Known Only to God
10 Feb 2013
WE SPEND OUR LIVES wanting to be known by others. In fact, the more we are known by others, the more we feel we exist… the more we feel we have value… and the more we feel loved. In other words, the more known we are the more fulfilled and happy we believe we will be. As a consequence, many of us spend our lives trying to be known, especially online where it is possible to accumulate huge numbers of 'friends' and 'connections'. Search engine rankings as well as Facebook and Twitter subscribers have become synonymous with our worth. And yet, in the middle of all this sound and fury of connection, we have never felt so alone.
The reason for this is that the connections we make are increasingly superficial. There is no heart involved; it has all become a numbers game. And because it is a numbers game our output — what we put out about ourselves — becomes increasingly contrived, designed to attract attention and admiration for our self-image, rather than genuine connection with who we actually are.
After all, who needs genuine connection these days? Friends are high maintenance — you need to spend time with them, you need to share all aspects of your life with them, even those aspects you do not like in yourself. It is far easier to collect subscribers or visitors: they can supply a bigger hit of attention than any bunch of friends could, and keeping things superficial allows you to stage-manage what they actually see in you.
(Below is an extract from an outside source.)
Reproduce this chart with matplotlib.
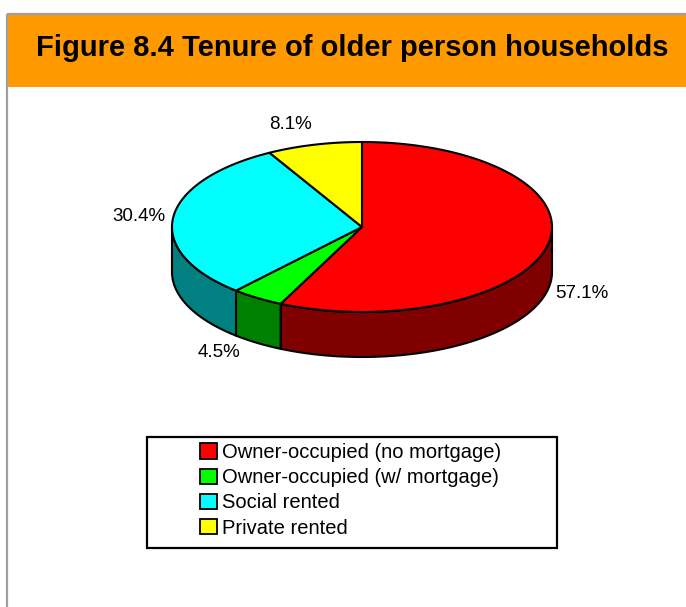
import numpy as np
import matplotlib.pyplot as plt
from matplotlib.patches import Polygon, Rectangle, Patch

# data
categories = ['Owner-occupied (no mortgage)', 'Owner-occupied (w/ mortgage)',
              'Social rented', 'Private rented']
shares = [57.1, 4.5, 30.4, 8.1]
pct_labels = ['57.1%', '4.5%', '30.4%', '8.1%']
top_colors = ['#FF0000', '#00FF00', '#00FFFF', '#FFFF00']
side_colors = ['#800000', '#008000', '#008080', '#808000']

W, H = 686, 607
fig = plt.figure(figsize=(W / 100, H / 100), dpi=100)
ax = fig.add_axes([0, 0, 1, 1])
ax.set_xlim(0, W)
ax.set_ylim(H, 0)
ax.axis('off')

# frame and orange header
ax.add_patch(Rectangle((7, 14), W - 7, 73, facecolor='#FF9900', edgecolor='none'))
ax.plot([7, 7], [14, H], color='#A0A0A0', lw=1.6, solid_capstyle='butt')
ax.plot([7, W], [14, 14], color='#A0A0A0', lw=1.6, solid_capstyle='butt')
ax.text(352, 56, 'Figure 8.4 Tenure of older person households', ha='center', va='baseline',
        fontsize=21, fontweight='bold', family=['Liberation Sans', 'DejaVu Sans'])

# 3D pie geometry
cx, cy, rx, ry, depth = 362, 227, 190, 85, 45
bounds = 90 - 360 * np.cumsum([0] + shares) / sum(shares)


def ell(a, dy=0):
    t = np.radians(a)
    return np.column_stack([cx + rx * np.cos(t), cy - ry * np.sin(t) + dy])


# side walls (front half only)
for i in range(len(shares)):
    a0, a1 = bounds[i], bounds[i + 1]
    hi, lo = min(a0, 0), max(a1, -180)
    if lo < hi:
        arc = np.linspace(hi, lo, 120)
        pts = np.vstack([ell(arc), ell(arc[::-1], depth)])
        ax.add_patch(Polygon(pts, closed=True, facecolor=side_colors[i],
                             edgecolor='black', lw=1.5, joinstyle='round'))

# top faces
for i in range(len(shares)):
    arc = np.linspace(bounds[i], bounds[i + 1], 200)
    pts = np.vstack([[cx, cy], ell(arc)])
    ax.add_patch(Polygon(pts, closed=True, facecolor=top_colors[i],
                         edgecolor='black', lw=1.5, joinstyle='round'))

# percentage labels
for i in range(len(shares)):
    mid = np.radians((bounds[i] + bounds[i + 1]) / 2)
    c, s = np.cos(mid), np.sin(mid)
    x = cx + (rx + 8) * c - (12 if (c < -0.2 and s < 0) else 0)
    y = cy - (ry + 12) * s + (depth if s < 0 else 0)
    ha = 'left' if c > 0.2 else ('right' if c < -0.2 else 'center')
    va = 'bottom' if s > 0.5 else 'center'
    ax.text(x, y, pct_labels[i], ha=ha, va=va, fontsize=13.5,
            family=['Liberation Sans', 'DejaVu Sans'])

# legend
ax.add_patch(Rectangle((147, 437), 410, 111, facecolor='white', edgecolor='black', lw=1.6))
handles = [Patch(facecolor=c, edgecolor='black', lw=1.3) for c in top_colors]
ax.legend(handles, categories, loc='upper left', bbox_to_anchor=(200, 443),
          bbox_transform=ax.transData, frameon=False, borderpad=0, borderaxespad=0,
          handlelength=0.85, handleheight=0.8, handletextpad=0.25, labelspacing=0.31,
          prop={'family': ['Liberation Sans', 'DejaVu Sans'], 'size': 14.5})

fig.savefig('out.png', dpi=100)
A lot of this new attitude came from the corporate sector, where visibility has become the gold-standard for marketing anything and everything. In the corporate world, it is a numbers game because, at the end of the day, it is all about sales and profits.
But individuals are not commodities. The more visible we are, the less happy we often are, if we are honest with ourselves. In fact, true happiness comes from invisibility, not visibility. When we become invisible to the world, when the 'I' which thinks it is the star of the show takes a backseat… that is when authentic happiness blossoms.
Here is a question: what would it be like to be known only to God? The question is valid whatever your definition of God is. (For me, God is the awareness that is at the base of all consciousness, which underlies All-That-Is.) How would we live our lives if we only cared about being known by God?
So much of our offline and online lives are about validation of who and what we think we are. When we feel someone knows us, we feel a warm glow inside. This glow is the glue for most relationships. To be known is a comforting thing. But suppose that we gave up being personally known, content to be known only to God. How would we interact differently with the other people we come across, both offline and online? Would we even bother to communicate at all? When we meet someone down in a bar or at the pub, how would we behave if we were not after personal validation?
Superficially, such a scenario might seem to lead to fragmentation as nobody would bother connecting any more; relationships would lose their glue. But the opposite is actually true. When the pressure is off to be known, when we have no hidden agenda for validation, real heart connection happens spontaneously. For being content with being known only by God cuts off the oxygen supply to the conceptual self, and we find a true happiness that has nothing to do with being visible or admired.
The message of social media sites like Facebook and Twitter is that we are commodities to be marketed. And to these organisations, we are commodities to be marketed! But the more we treat ourselves as commodities, the more unhappy and unfulfilled we feel. Human beings are not commodities, and marketing ourselves as such only brings unhappiness.
Become invisible, become unknown, and bask in the heart light that arises when we let go of trying to be a somebody.